> [DATASET CONTENT]
********************

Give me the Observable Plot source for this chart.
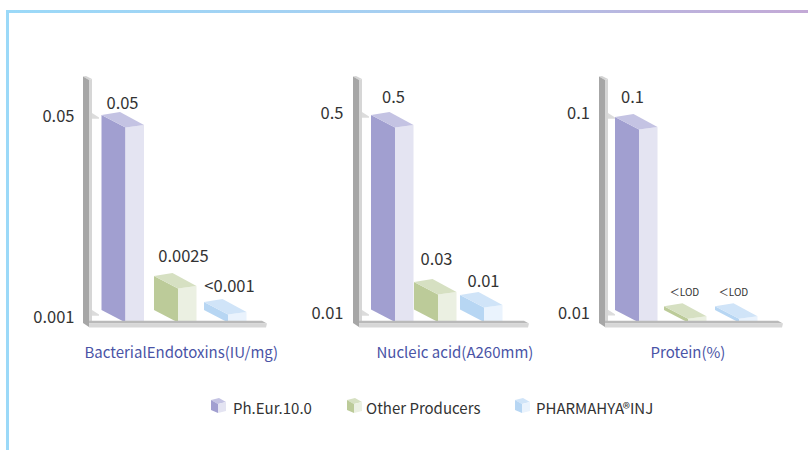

********************

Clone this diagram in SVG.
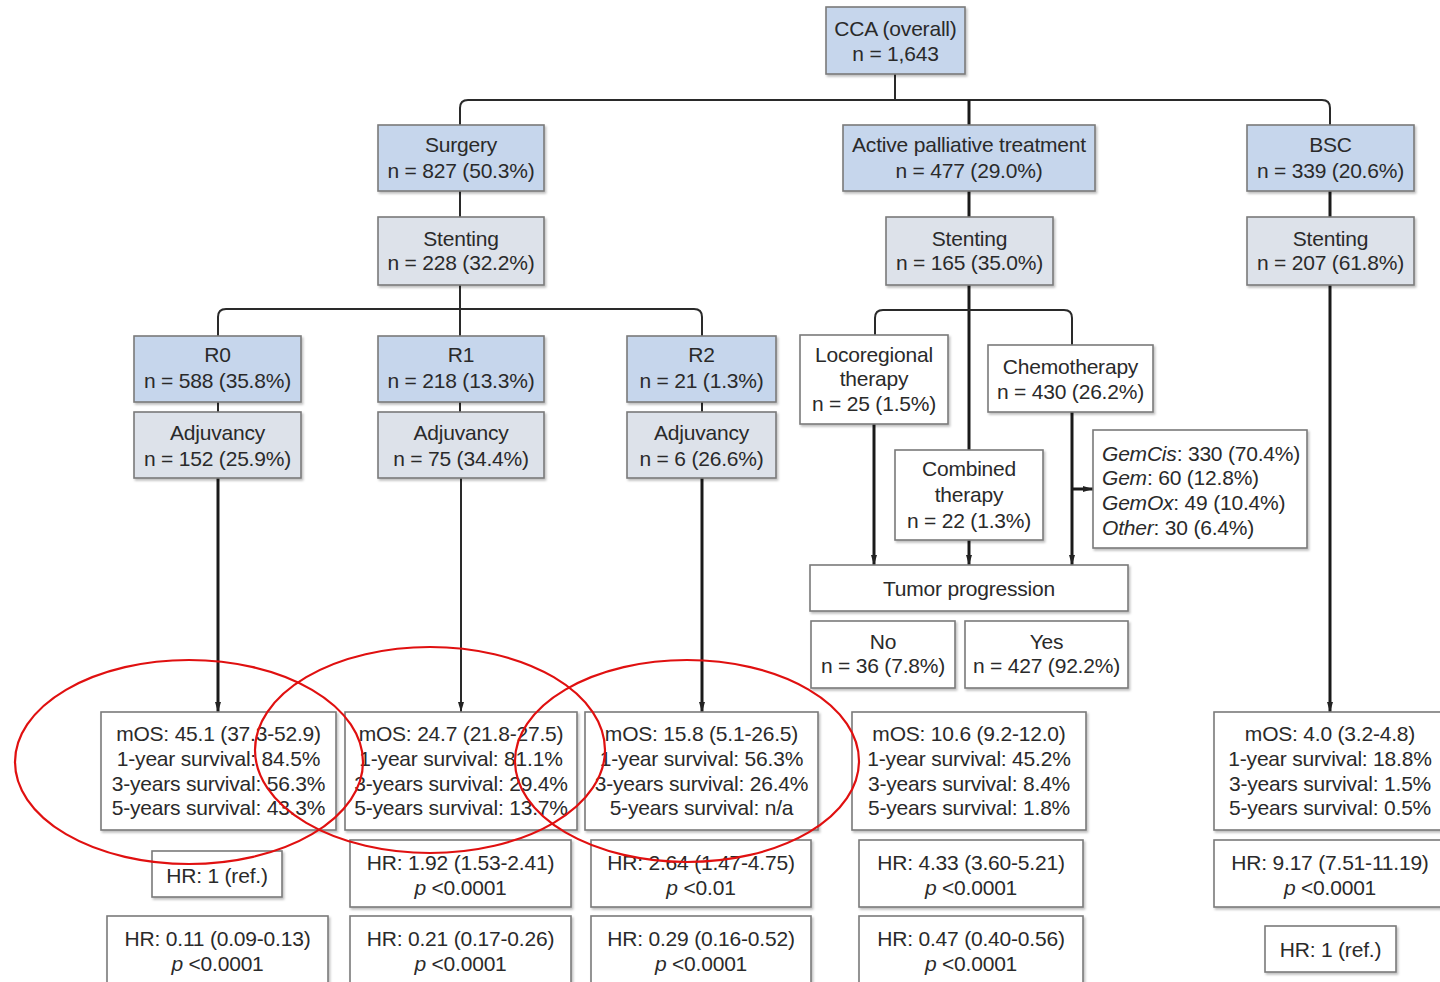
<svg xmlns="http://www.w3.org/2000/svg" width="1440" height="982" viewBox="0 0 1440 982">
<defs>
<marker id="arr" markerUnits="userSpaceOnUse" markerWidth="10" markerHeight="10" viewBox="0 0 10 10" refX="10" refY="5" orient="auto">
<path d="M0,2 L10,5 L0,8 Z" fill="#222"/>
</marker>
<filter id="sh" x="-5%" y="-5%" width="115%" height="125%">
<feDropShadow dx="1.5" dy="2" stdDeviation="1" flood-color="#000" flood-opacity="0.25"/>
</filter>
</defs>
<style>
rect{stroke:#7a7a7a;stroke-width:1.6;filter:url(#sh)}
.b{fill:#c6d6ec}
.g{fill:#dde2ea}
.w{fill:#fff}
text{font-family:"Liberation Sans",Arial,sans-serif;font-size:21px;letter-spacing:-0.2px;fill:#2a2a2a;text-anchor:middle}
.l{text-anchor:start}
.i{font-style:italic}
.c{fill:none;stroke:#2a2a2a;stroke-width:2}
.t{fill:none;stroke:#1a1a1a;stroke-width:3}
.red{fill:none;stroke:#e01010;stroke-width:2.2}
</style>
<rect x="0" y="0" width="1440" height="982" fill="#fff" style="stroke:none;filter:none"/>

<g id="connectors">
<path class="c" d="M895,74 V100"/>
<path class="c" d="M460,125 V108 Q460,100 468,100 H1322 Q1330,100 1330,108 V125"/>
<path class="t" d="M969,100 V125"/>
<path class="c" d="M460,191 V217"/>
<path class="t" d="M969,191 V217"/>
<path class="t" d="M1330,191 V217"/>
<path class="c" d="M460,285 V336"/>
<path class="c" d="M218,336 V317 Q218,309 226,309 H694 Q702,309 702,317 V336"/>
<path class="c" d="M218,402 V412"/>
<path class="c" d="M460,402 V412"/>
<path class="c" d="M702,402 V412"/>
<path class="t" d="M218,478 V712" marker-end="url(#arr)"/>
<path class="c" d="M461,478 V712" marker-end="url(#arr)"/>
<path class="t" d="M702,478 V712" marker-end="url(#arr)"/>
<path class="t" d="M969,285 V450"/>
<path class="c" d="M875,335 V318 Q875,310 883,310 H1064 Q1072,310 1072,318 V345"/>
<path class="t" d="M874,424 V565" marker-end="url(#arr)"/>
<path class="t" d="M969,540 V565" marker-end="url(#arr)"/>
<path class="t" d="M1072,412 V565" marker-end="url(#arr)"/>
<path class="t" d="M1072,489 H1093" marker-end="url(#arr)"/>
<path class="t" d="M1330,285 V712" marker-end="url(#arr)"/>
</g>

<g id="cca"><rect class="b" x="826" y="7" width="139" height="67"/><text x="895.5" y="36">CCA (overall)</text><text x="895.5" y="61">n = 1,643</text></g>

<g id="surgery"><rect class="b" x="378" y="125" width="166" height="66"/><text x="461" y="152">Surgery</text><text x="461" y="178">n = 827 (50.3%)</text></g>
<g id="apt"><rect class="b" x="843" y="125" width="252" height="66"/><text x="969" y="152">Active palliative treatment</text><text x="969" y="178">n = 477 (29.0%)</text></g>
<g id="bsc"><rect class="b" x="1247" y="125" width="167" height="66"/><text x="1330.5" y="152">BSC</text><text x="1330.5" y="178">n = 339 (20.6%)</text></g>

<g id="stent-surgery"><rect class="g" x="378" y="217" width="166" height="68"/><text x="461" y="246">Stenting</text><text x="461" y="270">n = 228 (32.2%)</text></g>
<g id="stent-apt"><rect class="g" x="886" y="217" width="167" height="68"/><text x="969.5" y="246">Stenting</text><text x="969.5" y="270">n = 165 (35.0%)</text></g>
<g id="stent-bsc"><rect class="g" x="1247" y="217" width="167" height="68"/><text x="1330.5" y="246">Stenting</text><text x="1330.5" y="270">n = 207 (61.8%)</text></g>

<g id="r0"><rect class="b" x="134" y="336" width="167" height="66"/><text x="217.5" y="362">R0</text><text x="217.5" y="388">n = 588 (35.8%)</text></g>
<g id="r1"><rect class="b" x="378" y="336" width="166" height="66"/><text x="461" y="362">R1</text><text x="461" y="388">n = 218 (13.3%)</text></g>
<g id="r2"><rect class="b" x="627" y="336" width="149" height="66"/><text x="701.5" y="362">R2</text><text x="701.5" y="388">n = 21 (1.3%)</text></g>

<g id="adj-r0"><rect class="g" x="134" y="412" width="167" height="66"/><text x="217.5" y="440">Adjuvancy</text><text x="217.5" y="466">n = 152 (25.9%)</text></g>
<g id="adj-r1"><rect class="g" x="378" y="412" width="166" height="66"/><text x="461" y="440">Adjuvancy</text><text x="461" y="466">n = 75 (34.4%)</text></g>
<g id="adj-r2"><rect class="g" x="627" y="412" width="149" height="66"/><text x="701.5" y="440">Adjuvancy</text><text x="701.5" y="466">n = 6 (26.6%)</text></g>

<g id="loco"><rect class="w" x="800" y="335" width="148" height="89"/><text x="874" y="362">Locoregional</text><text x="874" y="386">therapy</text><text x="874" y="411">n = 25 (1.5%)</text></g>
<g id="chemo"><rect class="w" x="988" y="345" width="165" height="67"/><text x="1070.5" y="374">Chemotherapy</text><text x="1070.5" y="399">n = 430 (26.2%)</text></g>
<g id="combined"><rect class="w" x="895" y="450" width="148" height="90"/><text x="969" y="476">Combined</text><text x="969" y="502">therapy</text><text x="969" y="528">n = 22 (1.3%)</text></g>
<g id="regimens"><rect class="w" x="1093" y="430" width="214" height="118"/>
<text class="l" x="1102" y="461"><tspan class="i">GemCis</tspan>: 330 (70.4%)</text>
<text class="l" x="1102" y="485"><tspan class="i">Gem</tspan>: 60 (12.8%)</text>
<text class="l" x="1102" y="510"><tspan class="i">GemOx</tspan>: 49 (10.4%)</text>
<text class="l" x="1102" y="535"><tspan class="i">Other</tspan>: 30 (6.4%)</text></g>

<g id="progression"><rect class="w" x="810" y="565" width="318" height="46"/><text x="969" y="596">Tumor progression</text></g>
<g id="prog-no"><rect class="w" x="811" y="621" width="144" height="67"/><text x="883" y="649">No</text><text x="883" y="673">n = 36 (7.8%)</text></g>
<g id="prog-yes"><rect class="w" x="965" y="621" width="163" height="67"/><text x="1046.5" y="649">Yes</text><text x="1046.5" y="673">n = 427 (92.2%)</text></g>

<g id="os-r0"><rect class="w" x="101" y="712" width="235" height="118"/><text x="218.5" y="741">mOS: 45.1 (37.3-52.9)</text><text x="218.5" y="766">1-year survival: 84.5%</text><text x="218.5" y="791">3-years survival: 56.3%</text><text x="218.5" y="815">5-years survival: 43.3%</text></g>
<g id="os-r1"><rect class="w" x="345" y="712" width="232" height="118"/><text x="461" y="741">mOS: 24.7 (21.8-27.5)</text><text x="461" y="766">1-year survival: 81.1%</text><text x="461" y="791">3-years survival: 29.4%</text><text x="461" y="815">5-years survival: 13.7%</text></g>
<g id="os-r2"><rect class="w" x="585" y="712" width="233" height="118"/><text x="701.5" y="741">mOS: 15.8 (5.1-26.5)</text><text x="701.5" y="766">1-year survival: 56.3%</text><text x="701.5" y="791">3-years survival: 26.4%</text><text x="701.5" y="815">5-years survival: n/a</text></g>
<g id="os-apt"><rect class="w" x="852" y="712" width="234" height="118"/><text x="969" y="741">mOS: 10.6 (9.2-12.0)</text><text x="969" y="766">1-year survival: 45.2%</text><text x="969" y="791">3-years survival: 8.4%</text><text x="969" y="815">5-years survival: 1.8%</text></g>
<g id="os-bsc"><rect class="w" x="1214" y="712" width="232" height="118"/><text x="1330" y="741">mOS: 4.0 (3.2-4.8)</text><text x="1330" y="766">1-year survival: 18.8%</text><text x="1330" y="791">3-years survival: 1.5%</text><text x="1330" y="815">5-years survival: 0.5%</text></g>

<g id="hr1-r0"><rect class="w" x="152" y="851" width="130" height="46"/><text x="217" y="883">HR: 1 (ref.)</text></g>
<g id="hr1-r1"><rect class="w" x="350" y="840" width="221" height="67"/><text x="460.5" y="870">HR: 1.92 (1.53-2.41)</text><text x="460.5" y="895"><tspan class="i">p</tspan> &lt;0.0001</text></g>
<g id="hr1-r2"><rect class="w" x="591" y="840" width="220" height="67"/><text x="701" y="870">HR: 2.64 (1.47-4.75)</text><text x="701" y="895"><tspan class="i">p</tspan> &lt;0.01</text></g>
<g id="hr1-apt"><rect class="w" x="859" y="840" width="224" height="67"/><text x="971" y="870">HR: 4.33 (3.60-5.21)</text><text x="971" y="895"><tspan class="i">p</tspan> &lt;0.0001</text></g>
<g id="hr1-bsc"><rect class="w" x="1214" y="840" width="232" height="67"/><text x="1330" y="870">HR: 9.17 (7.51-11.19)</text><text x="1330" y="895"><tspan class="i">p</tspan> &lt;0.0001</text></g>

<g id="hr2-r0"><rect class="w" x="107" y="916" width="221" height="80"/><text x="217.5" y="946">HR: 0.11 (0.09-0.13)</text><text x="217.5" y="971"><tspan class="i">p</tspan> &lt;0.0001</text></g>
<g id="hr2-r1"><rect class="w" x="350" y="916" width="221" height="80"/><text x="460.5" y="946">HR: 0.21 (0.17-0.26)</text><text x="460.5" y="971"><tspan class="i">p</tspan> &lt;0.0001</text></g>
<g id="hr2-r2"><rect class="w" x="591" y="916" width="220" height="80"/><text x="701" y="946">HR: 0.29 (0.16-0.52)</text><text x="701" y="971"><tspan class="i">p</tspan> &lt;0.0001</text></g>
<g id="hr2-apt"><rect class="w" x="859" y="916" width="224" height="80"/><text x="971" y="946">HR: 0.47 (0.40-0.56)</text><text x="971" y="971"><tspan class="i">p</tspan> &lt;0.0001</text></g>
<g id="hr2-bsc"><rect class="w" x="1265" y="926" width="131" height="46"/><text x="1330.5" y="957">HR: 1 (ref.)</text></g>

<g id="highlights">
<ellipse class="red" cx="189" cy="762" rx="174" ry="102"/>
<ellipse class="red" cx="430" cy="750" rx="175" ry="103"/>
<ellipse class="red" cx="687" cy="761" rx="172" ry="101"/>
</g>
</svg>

********************

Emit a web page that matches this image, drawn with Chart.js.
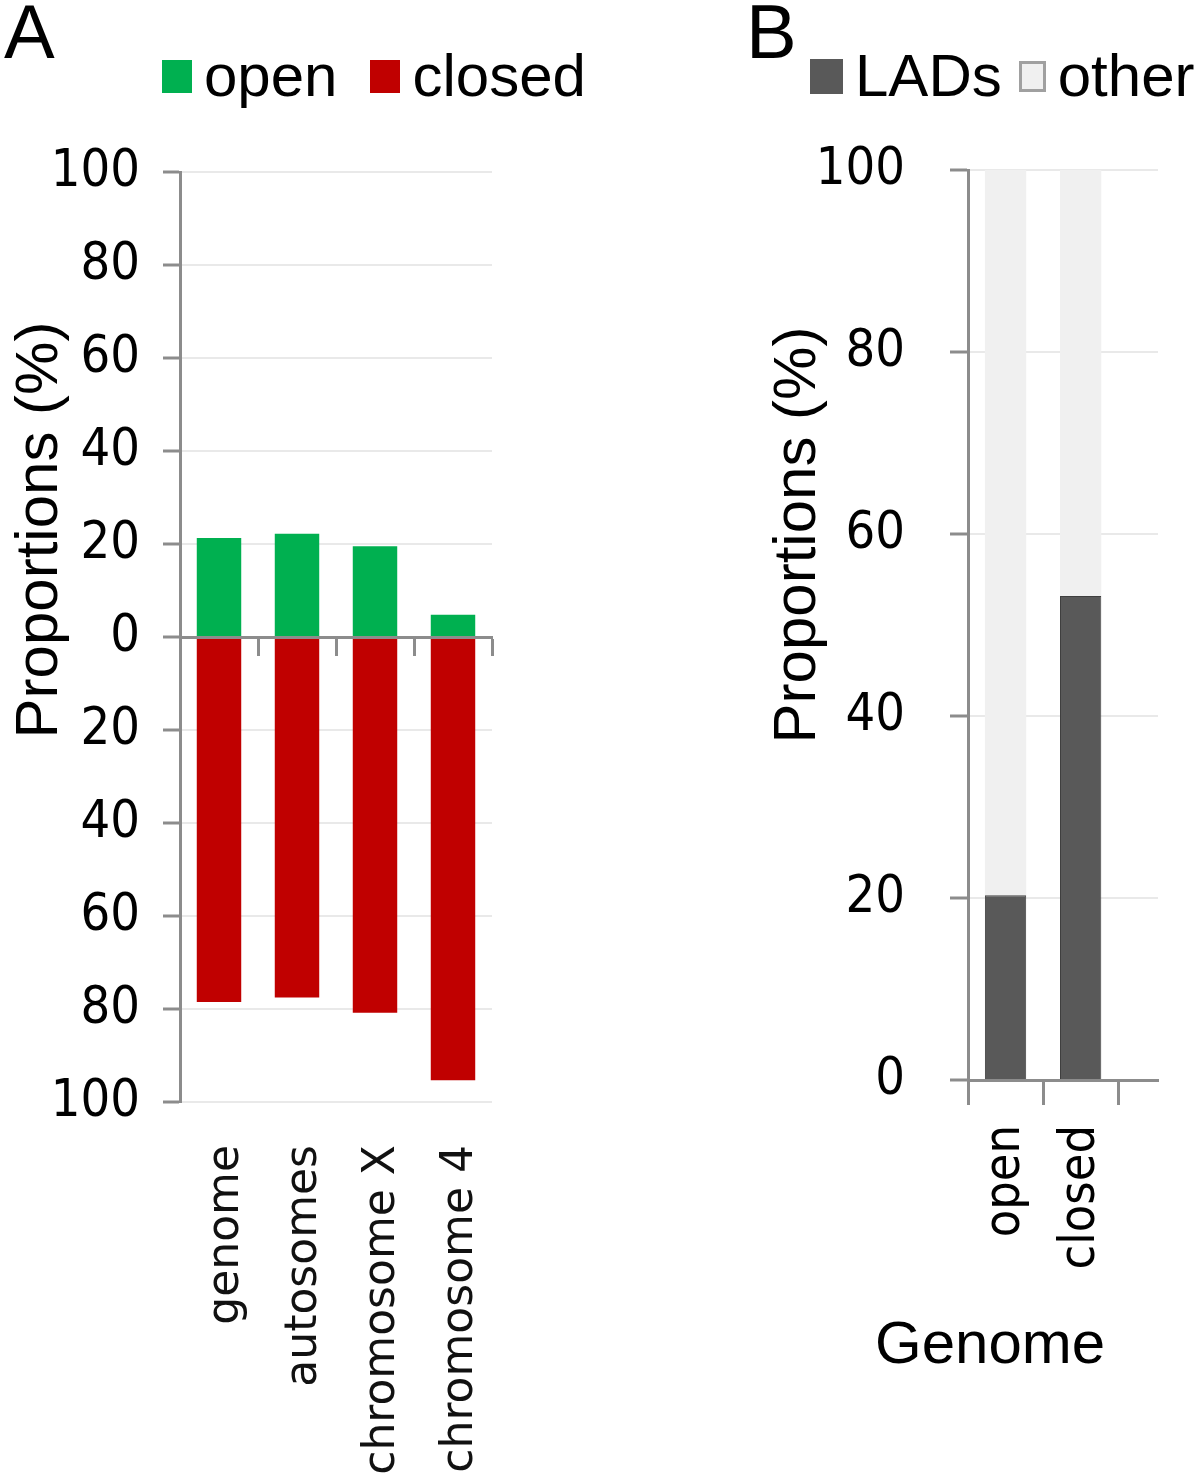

********************

> [WHAT TO PRODUCE] Say how many lines of the data include the word "this". Respond with the number alone.

> [SOLVED PROBLEM] 3